If estate agents were caught, they could only be charged criminally and even then the fines were “so ridiculously” low that they would not deter anyone as crooks could simply budget for the penalty, which is a fine not exceeding R5000 or imprisonment for a period not exceeding five years, or both.

Ntuli also said it was unsatisfactory that the fidelity fund maintained by the Estate Agents Affairs Board to protect consumers — to which all registered estate agents had to contribute — was sometimes used to compensate the clients of fraudulent, unregistered agents who had not contributed to it. The current act did not address this anomaly.

“We need to create a balance between requiring registered members to contribute to the fund while at the same time empowering the authorities to deal severely with those who are not registered, as they are the ones who are a liability to the industry,” Ntuli said.

The many cracks and loopholes in the system had to be tightened up and the fragmentation of the regulatory regime addressed. Some aspects of the act could be more appropriately administered by the new Consumer Protection Act.

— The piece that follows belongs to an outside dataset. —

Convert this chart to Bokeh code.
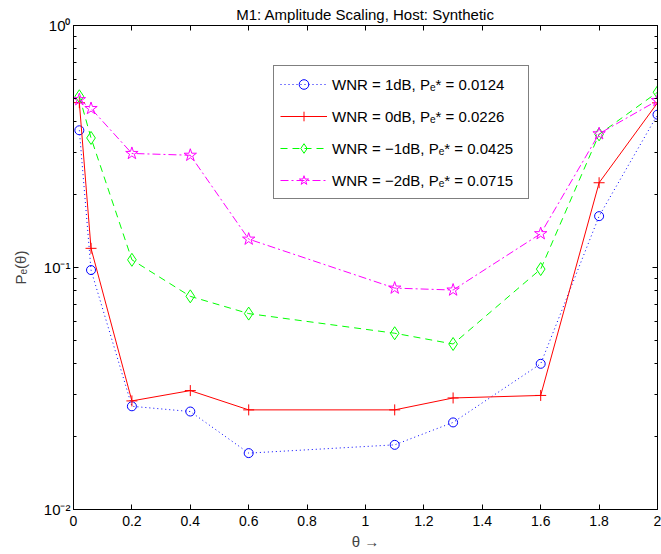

The lines of responsibility for the training and accreditation of estate agents were also a bit blurred between the trade and industry and housing departments and the Services Sector Education and Training Authority. “What happens now is that you have forum shopping,” Ntuli said. “When things are not clear, people can choose which department to go to, to suit their own purposes. This makes the management and enforcement of this industry a bit difficult.”

Also planned for completion this year is a review of the Lotteries Act and the way the funds are distributed by the distributing agencies.